Camp Schramsberg, Part 2: History

When Hugh Davies announced it was time for dinner, we took our seats at the nearby farmers table where Jacob Schram once sat in 1800.

Schram founded the first hillside winery in the Napa Valley in 1862, named it Schramsberg and hired Chinese laborers to pick-axe through a tunnel of volcanic rock to create a network of underground cellars. As the winery grew in its success, so did the property. The Victorian mansion was added to the estate in 1875; by 1957 the property was declared a California Historical Landmark.

Fast-forward to 1965, when Hugh Davies was born and his parents, Jack and Jamie Davies, purchased Schramsberg Vineyards. The couple re-established the winery with a focus on making world-class sparkling wines with chardonnay and pinot noir grapes used in method traditionnelle.

Grapes are now sourced from over 115 vineyard blocks in four North Coast counties, and our group would head to one vineyard in Carneros the next morning to harvest a few rows of chardonnay. But first, dinner.

Fun Fact: The first vintage of Schramsberg blanc de blanc was fermented at Charles Krug Winery in 1965.

First tastes

Seated for a welcome reception dinner, every guest at our table was served a glass of 2009 J. Schram. My first sip was a bit acidic until I took a bite of the scallops – a few cooked and a few raw, the latter topped in flying fish roe called Tobikko. This tasting was sprinkled with turmeric spice dust, which offset the acidity in the wine, and dotted with pieces of golden zucchini.
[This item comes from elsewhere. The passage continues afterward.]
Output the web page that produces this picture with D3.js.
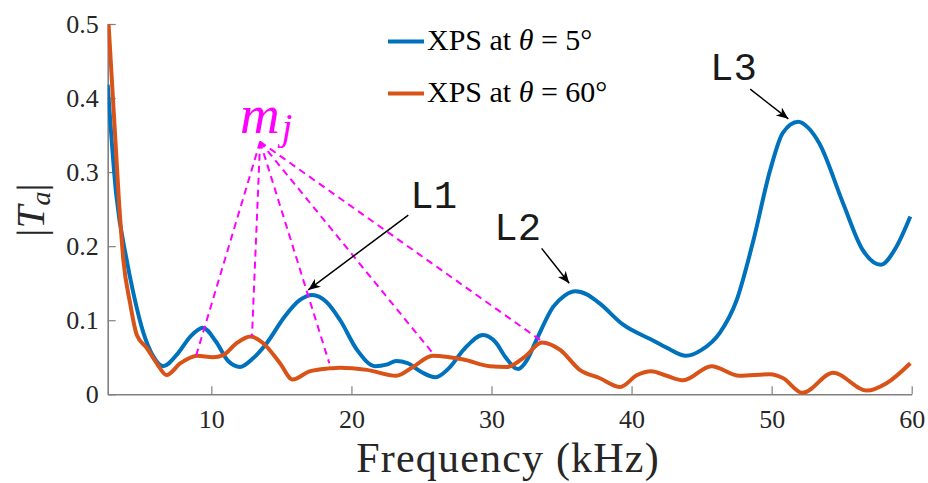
<!DOCTYPE html>
<html>
<head>
<meta charset="utf-8">
<title>XPS |Ta|</title>
<script src="https://cdn.jsdelivr.net/npm/d3@7/dist/d3.min.js"></script>
<style>
body { margin: 0; background: #fff; }
svg { display: block; font-family: "Liberation Serif", "Times New Roman", serif; }
</style>
</head>
<body>
<svg id="chart"></svg>
<script>
var w = 928;
var h = 483;

// 曲线数据 (kHz, |Ta|)
var freqBlue = [2.6, 3.2, 3.96, 4.43, 5.15, 5.86, 6.56, 7.6, 8.5, 9.4, 10.3, 11.2, 12.05, 13.0, 13.95,
	15.2, 16.3, 17.2, 18.2, 19.2, 20.4, 21.7, 22.5, 23.2, 24.0, 25.0, 26.0, 27.0, 28.0, 29.4, 30.3,
	31.0, 31.9, 32.5, 33.2, 34.4, 35.2, 36.0, 36.8, 37.7, 39.4, 41.5, 42.5, 43.9, 45.0, 46.3, 47.5,
	48.7, 49.9, 50.8, 51.9, 52.6, 53.4, 55.1, 56.5, 57.8, 58.9, 59.9];
var magBlue = [0.418, 0.271, 0.181, 0.137, 0.083, 0.051, 0.038, 0.055, 0.078, 0.090, 0.072, 0.045, 0.037, 0.049, 0.069,
	0.104, 0.127, 0.134, 0.125, 0.100, 0.060, 0.038, 0.040, 0.045, 0.042, 0.030, 0.023, 0.036, 0.060, 0.080, 0.070,
	0.050, 0.034, 0.045, 0.073, 0.118, 0.133, 0.139, 0.135, 0.123, 0.094, 0.073, 0.063, 0.052, 0.060, 0.083, 0.127,
	0.208, 0.303, 0.353, 0.368, 0.360, 0.339, 0.258, 0.195, 0.175, 0.199, 0.240];

var freqRed = [2.6, 3.4, 3.72, 4.2, 4.68, 5.39, 6.1, 6.8, 7.8, 9.0, 10.1, 10.85, 11.8, 12.8, 13.7,
	14.9, 15.8, 17.0, 18.4, 19.2, 21.1, 23.2, 24.4, 25.8, 27.0, 28.0, 29.9, 31.1, 32.4, 33.6, 34.9,
	36.3, 37.7, 39.2, 40.4, 41.4, 42.5, 43.7, 45.7, 47.7, 49.9, 50.8, 52.2, 54.4, 56.8, 58.2, 59.9];
var magRed = [0.52, 0.262, 0.181, 0.123, 0.080, 0.0625, 0.042, 0.026, 0.042, 0.052, 0.050, 0.053, 0.069, 0.078, 0.069,
	0.042, 0.020, 0.031, 0.035, 0.036, 0.033, 0.025, 0.037, 0.052, 0.050, 0.047, 0.038, 0.037, 0.051, 0.070, 0.060,
	0.033, 0.022, 0.010, 0.026, 0.031, 0.025, 0.019, 0.038, 0.025, 0.027, 0.022, 0.002, 0.029, 0.005, 0.015, 0.042];

var xTicks = [10, 20, 30, 40, 50, 60];
var yTicks = [0, 0.1, 0.2, 0.3, 0.4, 0.5];
var seriesNames = ["5", "60"];

// m_j 虚线: 起点 + 各终点 (数据坐标)
var mjApex = [13.48, 0.341];
var mjEnds = [[8.91, 0.052], [12.9, 0.078], [18.42, 0.042], [25.83, 0.055], [33.8, 0.069]];
var mjLabel = [12.05, 0.353];

// 箭头标注
var arrowLabels = ["L1", "L2", "L3"];
var arrowText = [[24.2, 0.252], [30.2, 0.208], [45.6, 0.424]];
var arrowTail = [[24.06, 0.242], [33.58, 0.197], [48.47, 0.412]];
var arrowHead = [[16.92, 0.141], [35.55, 0.150], [51.19, 0.372]];

var cBlue = "#0072BD";
var cRed = "#D95319";

var x = d3.scaleLinear().domain([2.6, 60]).range([107.7, 911.7]);
var y = d3.scaleLinear().domain([0, 0.5]).range([394.3, 24]);

var svg = d3.select("#chart").attr("width", w).attr("height", h);

var defs = svg.append("defs");
defs.append("clipPath").attr("id", "plot-clip")
	.append("rect")
	.attr("x", x.range()[0]).attr("y", y.range()[1])
	.attr("width", x.range()[1] - x.range()[0] + 4)
	.attr("height", y.range()[0] - y.range()[1] + 4);
defs.append("marker")
	.attr("id", "arrow")
	.attr("markerUnits", "userSpaceOnUse")
	.attr("markerWidth", 14).attr("markerHeight", 14)
	.attr("viewBox", "-12 -7 14 14")
	.attr("refX", 0).attr("refY", 0)
	.attr("orient", "auto")
	.append("path")
	.attr("d", "M0,0 L-12,-5 L-8.5,0 L-12,5 Z")
	.attr("fill", "#000");

// 坐标轴
var gx = svg.append("g")
	.attr("transform", "translate(0," + y(0) + ")")
	.call(d3.axisBottom(x).tickValues(xTicks).tickSizeInner(-8).tickSizeOuter(0).tickPadding(15));
var gy = svg.append("g")
	.attr("transform", "translate(" + x(2.6) + ",0)")
	.call(d3.axisLeft(y).tickValues(yTicks).tickSizeInner(-8).tickSizeOuter(0).tickPadding(9)
		.tickFormat(function(d) { return d === 0 ? "0" : d3.format(".1f")(d); }));

[gx, gy].forEach(function(g) {
	g.select(".domain").attr("stroke", "#808080").attr("stroke-width", 1.6);
	g.selectAll(".tick line").attr("stroke", "#808080").attr("stroke-width", 1.2);
	g.selectAll(".tick text")
		.attr("fill", "#262626")
		.style("font-family", "'Liberation Serif', serif")
		.style("font-size", "26px");
});

// 曲线
var line = d3.line()
	.x(function(d) { return x(d[0]); })
	.y(function(d) { return y(d[1]); })
	.curve(d3.curveMonotoneX);

var plot = svg.append("g").attr("clip-path", "url(#plot-clip)");
var series = [
	{ color: cBlue, pts: d3.zip(freqBlue, magBlue) },
	{ color: cRed, pts: d3.zip(freqRed, magRed) }
];

// m_j 虚线 (先画, 在曲线下面)
var gm = svg.append("g");
gm.selectAll("line.mj")
	.data(mjEnds)
	.enter().append("line")
	.attr("class", "mj")
	.attr("x1", x(mjApex[0])).attr("y1", y(mjApex[1]))
	.attr("x2", function(d) { return x(d[0]); })
	.attr("y2", function(d) { return y(d[1]); })
	.attr("stroke", "#FF00FF")
	.attr("stroke-width", 2)
	.attr("stroke-dasharray", "7,5");

plot.selectAll("path.series")
	.data(series)
	.enter().append("path")
	.attr("class", "series")
	.attr("d", function(d) { return line(d.pts); })
	.attr("fill", "none")
	.attr("stroke", function(d) { return d.color; })
	.attr("stroke-width", 4)
	.attr("stroke-linejoin", "round");

var mt = svg.append("text")
	.attr("x", x(mjLabel[0])).attr("y", y(mjLabel[1]))
	.attr("fill", "#FF00FF")
	.style("font-style", "italic");
mt.append("tspan").style("font-size", "55px").text("m");
mt.append("tspan").attr("dy", 7).attr("dx", 2).style("font-size", "38px").text("j");

// 箭头
var ga = svg.append("g");
ga.selectAll("line.arr")
	.data(arrowTail)
	.enter().append("line")
	.attr("class", "arr")
	.attr("x1", function(d) { return x(d[0]); })
	.attr("y1", function(d) { return y(d[1]); })
	.attr("x2", function(d, i) { return x(arrowHead[i][0]); })
	.attr("y2", function(d, i) { return y(arrowHead[i][1]); })
	.attr("stroke", "#000")
	.attr("stroke-width", 1.5)
	.attr("marker-end", "url(#arrow)");
ga.selectAll("text")
	.data(arrowLabels)
	.enter().append("text")
	.attr("x", function(d, i) { return x(arrowText[i][0]); })
	.attr("y", function(d, i) { return y(arrowText[i][1]); })
	.attr("fill", "#1a1a1a")
	.style("font-family", "'Liberation Mono', 'DejaVu Sans Mono', monospace")
	.style("font-size", "39px")
	.text(function(d) { return d; });

// 图例
var lg = svg.append("g");
seriesNames.forEach(function(s, i) {
	var yy = 41.5 + i * 52;
	lg.append("line")
		.attr("x1", 388).attr("x2", 424).attr("y1", yy).attr("y2", yy)
		.attr("stroke", series[i].color).attr("stroke-width", 4);
	var t = lg.append("text").attr("x", 427).attr("y", yy + 8.5)
		.attr("fill", "#000").style("font-size", "30px");
	t.append("tspan").text("XPS at ");
	t.append("tspan").style("font-style", "italic").text("θ");
	t.append("tspan").text(" = " + s + "°");
});

// 轴标题
svg.append("text")
	.attr("x", 508).attr("y", 472)
	.attr("text-anchor", "middle")
	.attr("fill", "#262626")
	.style("font-size", "42px")
	.style("letter-spacing", "1.2px")
	.text("Frequency (kHz)");

var yl = svg.append("text")
	.attr("transform", "translate(44,210) rotate(-90)")
	.attr("text-anchor", "middle")
	.attr("fill", "#262626")
	.style("font-size", "41px");
yl.append("tspan").text("|");
yl.append("tspan").style("font-style", "italic").text("T");
yl.append("tspan").style("font-style", "italic").style("font-size", "28px").attr("dy", 6).text("a");
yl.append("tspan").attr("dy", -6).text("|");
</script>
</body>
</html>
Our next course began with pours of two 2016 Davies Vineyards pinot noir, one from Ferrington Vineyards (multiple clones from Anderson Valley, Mendocino County and Boonville), and the other from Nobles Vineyard (Martin Heritage clone and also the grapes for sparkling). We were instructed to pick one we felt tasted best with the seared vineyard quail under a pool of bay leaf beetroot sauce and side of Emperors Golden Thread mushrooms. My pick was the Ferrington pinot noir.

Finally, a rack of lamb was served with Sicilian pistachio and topped with cassis sauce and tart cherries with a side of coconut heirloom sweet potato. The wines served with this dish were a 2015 J. Davies Estate Cabernet Sauvignon, which was deemed my favorite red of the two completely different versions. The 2014 J. Davies “Jamie” Estate Cabernet Sauvignon was crafted in a blend of the best barrels.

Our group dispersed in a herd, Schramsberg backpacks in-hand and smartphone flashlights leading the way downhill to the parking lot.

Day 2

Fun fact: The first grape that dominated the Napa Valley was Riesling.

Motivation to meet at 6:30 a.m. was derived from the location; Meadowood Napa Valley Grill piqued my interest in a breakfast of three choices: yogurt parfait, pancakes or a hearty egg breakfast. Fully aware this day would clock the most hours, I chose the latter, served with a Model Bakery English muffin I smeared with raspberry jam. Schramsberg winemaker, Sean Thompson, sat at my table, impressed with my Visit Calistoga logo’d wearables (available at the Calistoga Welcome Center).

On the shuttle bus, campers headed onward to Napa-Carneros while Hugh offered us an education on harvesting grapes. His full-on informative nature was well received and in no time, we pulled in, vineyard-side, at Aloise Francisco Vineyards in Los Carneros. Thanks to Hugh, we already knew these 2018 grapes would be high in acidity due to cooler temperatures. Owner, 101-year-old Jack Tognetti, awaited our visit to shepherd us in picking three rows of tight, full chardonnay clusters measured at approximately 19 brix (measurement of sugar level to determine alcohol content). I plucked a grape to taste and it was delicious. Two bins full, I dumped my grapes into the larger bin, removed my orange gloves and threw down my pruning shears. We all departed with sticky hands and a better appreciation of the job of a grape picker.

At the Schramsberg crush facility, we witnessed the pressing of these harvested grapes before tasting the freshly-pressed and fermenting juice that looked – and tasted more like apple cider. We were more than ready for lunch at Meadowood’s Woodside Room.

Meadowood Estate Chef Alejandro Ayala has a secret to cooking bok choy: cook it in salted water. Our halibut was lean and rested on miso, a bed of bok choy, and a ginger buerre blanc of which Holly described as “an elegant handshake to the 2009 Schramsberg Extra Brut”. On the side of each dish were tiny yellow and orange rainbow carrots. Meadowood Pastry Chef Kristin Davison concocted a dessert of strawberry rhubarb confit of panna cotta with a brown butter biscuit that paired perfectly with a 2014 Schramsberg Cremant Demi-Sec. It was a banner year for this cremant, said winemaker Sean.